COTTON/WOODEN/BRIDGFORTH-DAY
Thomas Cotton
died 323 years ago today in 1687 at the age of 30 in Chelmsford, Middlesex, MA.  There are 10 Thomas Cottons and variations of the spelling in our family line.  This one is the boys' 9th great-granduncle, the brother of the Rev, John Cotton who married Mary Marie Stowe in Concord, Mass. in 1666.  They begot Samuel Cotton in 1676 and he married Experience Hall in February of 1716.  They begot William Cotton in 1720 and William married Rebeckah Ward in Middletown, CT September, 22 1742.  They begot another Thomas Cotton in 1764, this one is the boys' 6th great-grandfather who married Anna Hubbard in 1787 and begot Ira Cotton in 1788.  Ira married Sally Gold on May 6, 1811 and she is the daughter of Talcott Gold.  Full circle.
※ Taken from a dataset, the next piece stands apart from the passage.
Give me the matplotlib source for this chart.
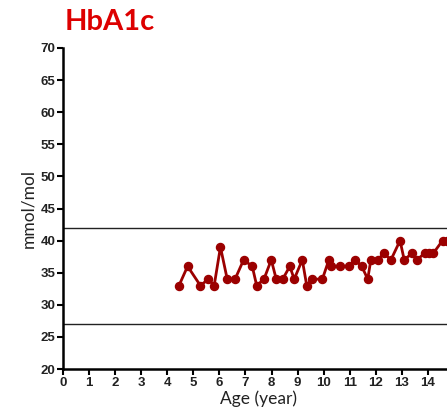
import numpy as np
import matplotlib
matplotlib.use('Agg')
import matplotlib.pyplot as plt

#---------------------- DATA
age = [4.45, 4.78, 5.27, 5.58, 5.80, 6.04, 6.30, 6.60, 6.93, 7.26, 7.43, 7.71,
       7.99, 8.18, 8.43, 8.70, 8.87, 9.18, 9.35, 9.54, 9.95, 10.20, 10.30, 10.64,
       10.96, 11.21, 11.46, 11.69, 11.81, 12.07, 12.31, 12.58, 12.93, 13.09,
       13.38, 13.57, 13.87, 14.03, 14.20, 14.56, 14.75]
hba1c = [33, 36, 33, 34, 33, 39, 34, 34, 37, 36, 33, 34,
         37, 34, 34, 36, 34, 37, 33, 34, 34, 37, 36, 36,
         36, 37, 36, 34, 37, 37, 38, 37, 40, 37,
         38, 37, 38, 38, 38, 40, 40]
ref_lo = 27
ref_hi = 42
xticks = np.arange(0, 16, 1)
yticks = np.arange(20, 75, 5)

#------------------------PLOTTING
red = '#9b0000'

fig = plt.figure(figsize=(4.47, 4.18), dpi=100)
ax = fig.add_axes([63/447, 1-369/418, 391/447, 321/418])  # runs past right edge

ax.axhline(ref_hi, color='#222222', lw=1.0, zorder=1)
ax.axhline(ref_lo, color='#222222', lw=1.0, zorder=1)
ax.plot(age, hba1c, color=red, lw=2.0, marker='o', ms=5.8, mec=red, mfc=red, zorder=3)

ax.set_xlim(0, 15)
ax.set_ylim(20, 70)
ax.set_xticks(xticks)
ax.set_yticks(yticks)
ax.spines['top'].set_visible(False)
ax.spines['right'].set_visible(False)
ax.spines['left'].set_linewidth(1.8)
ax.spines['bottom'].set_linewidth(1.8)
ax.tick_params(direction='out', width=1.5, length=4, labelsize=9.5, pad=1.5)
for lab in ax.get_xticklabels() + ax.get_yticklabels():
    lab.set_fontfamily('Liberation Sans')
    lab.set_fontweight('bold')
    lab.set_color('#222222')

ax.set_xlabel('Age (year)', fontsize=12.5, family='Lato', color='#222222', labelpad=1)
ax.set_ylabel('mmol/mol', fontsize=12.5, family='Lato', color='#222222', labelpad=3)
fig.text(65/447, 1-22/418, 'HbA1c', color='#dd0000', fontsize=21, fontweight='bold',
         family='Lato', va='center', ha='left')

plt.savefig('out.png', dpi=100)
CLARK/STOWE/COTTON/WOODEN/BRIDGFORTH-DAY
Rebecca Clark
is 294 years old today, born in 1716.  Rebecca is the boys' 2nd cousin 9 times removed.  Her mother is Sarah Stowe, the boys' 1st cousin 10 times removed whose father is Samuel Stowe, the boys' 9th great- granduncle, the brother of Mary Marie Stowe who married the Rev. John Cotton in Concord, Massachusetts around 1666.  They begot 6 children with the 4th being Samuel Cotton, the boys' 8th great-grandfather. Samuel married Experience Hall on February 28, 1716 in Middletown, Connecticut.

NAUGHER-FAMILY LINE

NAUGHER
Venis Pauline Naugher
is 116 years old today, born in 1894.  Venis is Tara's Great-grandaunt, the sister of  Horace Savage Naugher, Tara's great-grandfather.

HULGAN-FAMILY LINE

CHAMBER/HULGAN/HOSLER
Nellie Chambers
is 101 years old today, born in 1909.  Nellie is Ella's great-grandmother.  Nellie married Cecil Robert Hulgan and begot 9 Hulgan children with Duard Robert Hulgan being the youngest.

BROWN/MYER-FAMILY LINE

MARTIN/McMURTRY/MAYNE/BROWN/MYER/HAWKINS-HULGAN/JENNINGS-HOSLER-KNOWLES
Samuel McMurtry and Jane Martin's
anniversary number 248 is today.  They were married in 1762 when he was 18 and she was just 12 years old, in Augusta county Virginia.  I know the spelling is wrong here, but this is the way the records go.  Until I find out differently I'll stick to this.  Samuel and Jane are the kids' 7th great-grandparents.  They begot 6 children with the first being John McMurtry who married Sarah Anderson and they begot William M. McMurrey.  Note the spelling change.  William married Betsie sometime around 1840 and they begot 13 children with William M. McMurrey, Jr. being the 1st born around 1849.  This is the William that married Lucy Ann Kelley in 1873 and they begot 11 children with Ida Jane McMurrey being the 3rd born.  Ida married William Mitchell Mayne and they begot 8 children with the 3rd born being Donie Mae Mayne, the kids' 2nd great-grandmother.